Scan the records below. List lines holding "this".

**DATA PROVIDED:**
##########
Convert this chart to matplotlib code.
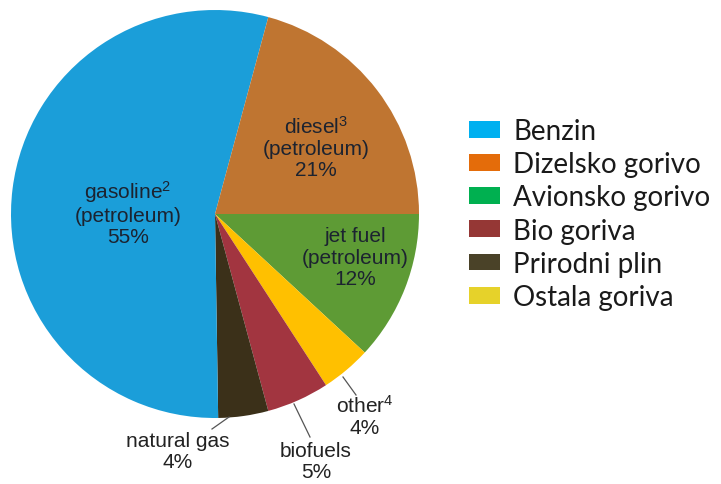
##########
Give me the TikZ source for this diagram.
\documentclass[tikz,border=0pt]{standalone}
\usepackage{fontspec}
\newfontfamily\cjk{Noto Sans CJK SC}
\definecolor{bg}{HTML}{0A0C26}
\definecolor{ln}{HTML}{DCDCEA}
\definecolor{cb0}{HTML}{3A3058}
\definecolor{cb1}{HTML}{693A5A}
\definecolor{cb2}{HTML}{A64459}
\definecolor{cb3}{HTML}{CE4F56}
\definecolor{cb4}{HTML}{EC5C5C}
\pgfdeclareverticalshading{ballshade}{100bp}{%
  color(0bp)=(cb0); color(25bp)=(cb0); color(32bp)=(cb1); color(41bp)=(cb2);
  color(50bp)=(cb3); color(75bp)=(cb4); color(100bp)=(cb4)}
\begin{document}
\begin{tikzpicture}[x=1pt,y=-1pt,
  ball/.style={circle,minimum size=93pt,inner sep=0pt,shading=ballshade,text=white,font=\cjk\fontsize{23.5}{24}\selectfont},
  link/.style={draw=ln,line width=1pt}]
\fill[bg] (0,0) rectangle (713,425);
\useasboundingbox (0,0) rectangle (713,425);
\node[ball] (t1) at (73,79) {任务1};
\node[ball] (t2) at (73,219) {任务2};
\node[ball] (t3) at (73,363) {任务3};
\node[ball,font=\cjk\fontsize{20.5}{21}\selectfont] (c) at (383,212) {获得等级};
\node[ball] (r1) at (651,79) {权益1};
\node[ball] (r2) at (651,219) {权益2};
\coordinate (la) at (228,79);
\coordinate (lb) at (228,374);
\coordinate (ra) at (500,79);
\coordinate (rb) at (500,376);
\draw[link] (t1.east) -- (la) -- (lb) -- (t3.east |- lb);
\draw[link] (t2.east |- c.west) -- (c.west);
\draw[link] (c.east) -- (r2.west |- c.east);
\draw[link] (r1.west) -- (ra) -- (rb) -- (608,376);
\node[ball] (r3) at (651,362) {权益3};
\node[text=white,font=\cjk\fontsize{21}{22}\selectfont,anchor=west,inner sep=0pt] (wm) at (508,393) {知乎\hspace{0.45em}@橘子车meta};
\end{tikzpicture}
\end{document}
##########
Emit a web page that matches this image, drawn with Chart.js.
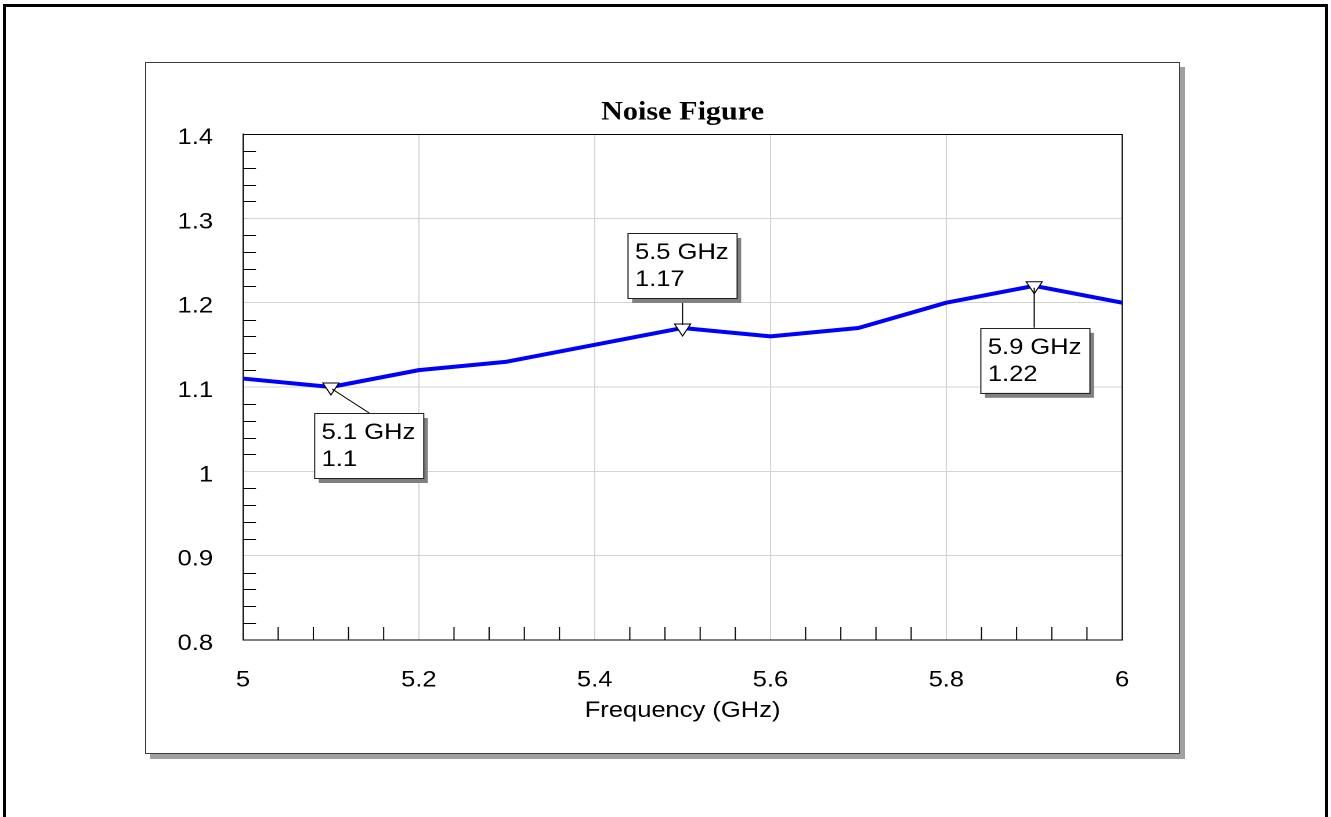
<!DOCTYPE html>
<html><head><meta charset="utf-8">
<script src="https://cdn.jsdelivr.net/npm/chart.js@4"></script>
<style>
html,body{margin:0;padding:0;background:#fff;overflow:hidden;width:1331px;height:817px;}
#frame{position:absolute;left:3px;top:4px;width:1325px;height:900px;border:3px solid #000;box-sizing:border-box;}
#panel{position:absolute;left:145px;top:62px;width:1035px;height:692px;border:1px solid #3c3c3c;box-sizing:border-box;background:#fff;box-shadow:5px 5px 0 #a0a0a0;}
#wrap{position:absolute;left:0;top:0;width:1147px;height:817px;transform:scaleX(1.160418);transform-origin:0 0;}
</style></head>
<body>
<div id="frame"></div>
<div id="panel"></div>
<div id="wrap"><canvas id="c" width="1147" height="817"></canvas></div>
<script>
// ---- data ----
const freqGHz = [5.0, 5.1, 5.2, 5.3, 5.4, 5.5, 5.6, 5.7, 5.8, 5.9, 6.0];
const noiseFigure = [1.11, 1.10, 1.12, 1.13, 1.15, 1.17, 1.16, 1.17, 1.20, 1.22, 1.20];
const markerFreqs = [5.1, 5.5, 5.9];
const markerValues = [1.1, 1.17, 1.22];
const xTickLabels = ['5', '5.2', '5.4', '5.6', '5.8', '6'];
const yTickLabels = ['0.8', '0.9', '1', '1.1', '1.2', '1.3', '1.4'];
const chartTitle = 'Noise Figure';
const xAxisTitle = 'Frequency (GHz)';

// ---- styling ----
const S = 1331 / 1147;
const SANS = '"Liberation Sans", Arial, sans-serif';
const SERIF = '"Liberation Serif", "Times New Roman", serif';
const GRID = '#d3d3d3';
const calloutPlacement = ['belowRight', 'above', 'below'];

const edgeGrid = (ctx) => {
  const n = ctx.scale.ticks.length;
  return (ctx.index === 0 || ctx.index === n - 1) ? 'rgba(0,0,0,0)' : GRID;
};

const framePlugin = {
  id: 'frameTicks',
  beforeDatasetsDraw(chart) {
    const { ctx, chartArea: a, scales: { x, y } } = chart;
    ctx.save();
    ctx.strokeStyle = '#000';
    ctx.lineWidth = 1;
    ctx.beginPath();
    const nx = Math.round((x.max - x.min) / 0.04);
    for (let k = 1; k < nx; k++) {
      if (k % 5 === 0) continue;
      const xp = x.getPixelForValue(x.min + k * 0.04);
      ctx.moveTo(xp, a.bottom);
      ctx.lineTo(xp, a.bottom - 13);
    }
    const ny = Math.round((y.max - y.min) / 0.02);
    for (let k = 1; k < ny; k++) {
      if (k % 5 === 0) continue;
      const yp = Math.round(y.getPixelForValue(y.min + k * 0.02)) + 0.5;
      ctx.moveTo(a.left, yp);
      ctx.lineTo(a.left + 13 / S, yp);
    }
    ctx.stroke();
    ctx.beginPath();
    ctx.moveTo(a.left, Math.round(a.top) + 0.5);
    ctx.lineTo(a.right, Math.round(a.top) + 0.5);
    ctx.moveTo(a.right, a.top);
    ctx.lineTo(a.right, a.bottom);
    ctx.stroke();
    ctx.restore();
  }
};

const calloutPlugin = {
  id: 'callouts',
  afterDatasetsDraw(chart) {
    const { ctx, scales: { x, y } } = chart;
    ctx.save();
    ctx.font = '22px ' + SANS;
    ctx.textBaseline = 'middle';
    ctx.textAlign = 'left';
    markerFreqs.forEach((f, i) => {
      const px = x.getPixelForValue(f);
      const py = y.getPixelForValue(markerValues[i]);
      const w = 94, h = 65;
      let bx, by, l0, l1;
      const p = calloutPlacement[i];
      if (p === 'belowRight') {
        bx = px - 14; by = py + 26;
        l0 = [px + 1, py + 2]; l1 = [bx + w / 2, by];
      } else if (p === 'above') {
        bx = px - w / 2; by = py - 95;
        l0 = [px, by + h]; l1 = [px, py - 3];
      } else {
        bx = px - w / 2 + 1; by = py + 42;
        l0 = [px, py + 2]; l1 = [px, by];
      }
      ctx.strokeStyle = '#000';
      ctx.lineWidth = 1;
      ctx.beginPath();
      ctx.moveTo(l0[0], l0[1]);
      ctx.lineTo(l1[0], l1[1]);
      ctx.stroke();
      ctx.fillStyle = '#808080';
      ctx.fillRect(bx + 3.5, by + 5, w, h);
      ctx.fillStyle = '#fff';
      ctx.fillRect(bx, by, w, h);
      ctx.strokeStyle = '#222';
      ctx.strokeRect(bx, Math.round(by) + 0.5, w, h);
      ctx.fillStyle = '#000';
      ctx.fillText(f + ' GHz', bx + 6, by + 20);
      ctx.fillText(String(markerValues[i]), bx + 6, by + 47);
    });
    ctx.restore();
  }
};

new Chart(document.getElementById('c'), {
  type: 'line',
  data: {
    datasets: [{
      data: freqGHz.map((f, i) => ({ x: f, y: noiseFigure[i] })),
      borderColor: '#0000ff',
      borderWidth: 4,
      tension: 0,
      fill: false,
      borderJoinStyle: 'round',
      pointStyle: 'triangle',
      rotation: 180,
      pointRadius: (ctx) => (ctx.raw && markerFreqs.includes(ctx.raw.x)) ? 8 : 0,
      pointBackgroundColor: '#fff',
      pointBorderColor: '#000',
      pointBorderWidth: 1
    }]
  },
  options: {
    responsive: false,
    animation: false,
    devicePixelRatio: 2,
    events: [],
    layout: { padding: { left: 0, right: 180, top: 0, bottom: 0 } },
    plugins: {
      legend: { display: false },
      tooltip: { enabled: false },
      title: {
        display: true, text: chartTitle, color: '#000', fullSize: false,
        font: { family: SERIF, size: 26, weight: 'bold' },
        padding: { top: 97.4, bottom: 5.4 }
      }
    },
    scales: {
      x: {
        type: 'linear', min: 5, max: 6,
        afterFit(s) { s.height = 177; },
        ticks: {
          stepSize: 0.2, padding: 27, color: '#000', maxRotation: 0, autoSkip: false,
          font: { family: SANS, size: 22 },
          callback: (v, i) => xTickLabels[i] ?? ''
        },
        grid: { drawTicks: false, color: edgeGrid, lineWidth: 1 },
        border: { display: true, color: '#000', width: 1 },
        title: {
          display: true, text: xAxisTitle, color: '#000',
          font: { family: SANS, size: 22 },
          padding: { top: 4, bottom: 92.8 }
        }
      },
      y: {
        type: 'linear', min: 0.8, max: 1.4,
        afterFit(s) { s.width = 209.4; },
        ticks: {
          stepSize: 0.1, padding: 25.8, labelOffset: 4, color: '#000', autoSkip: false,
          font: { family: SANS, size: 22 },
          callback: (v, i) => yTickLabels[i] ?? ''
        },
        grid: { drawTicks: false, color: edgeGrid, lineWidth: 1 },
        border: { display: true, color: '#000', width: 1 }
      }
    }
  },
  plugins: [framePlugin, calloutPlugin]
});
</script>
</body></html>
##########
**OUTPUT OF THE EXERCISE:**
Convert this chart to matplotlib code.
Give me the TikZ source for this diagram.
Emit a web page that matches this image, drawn with Chart.js.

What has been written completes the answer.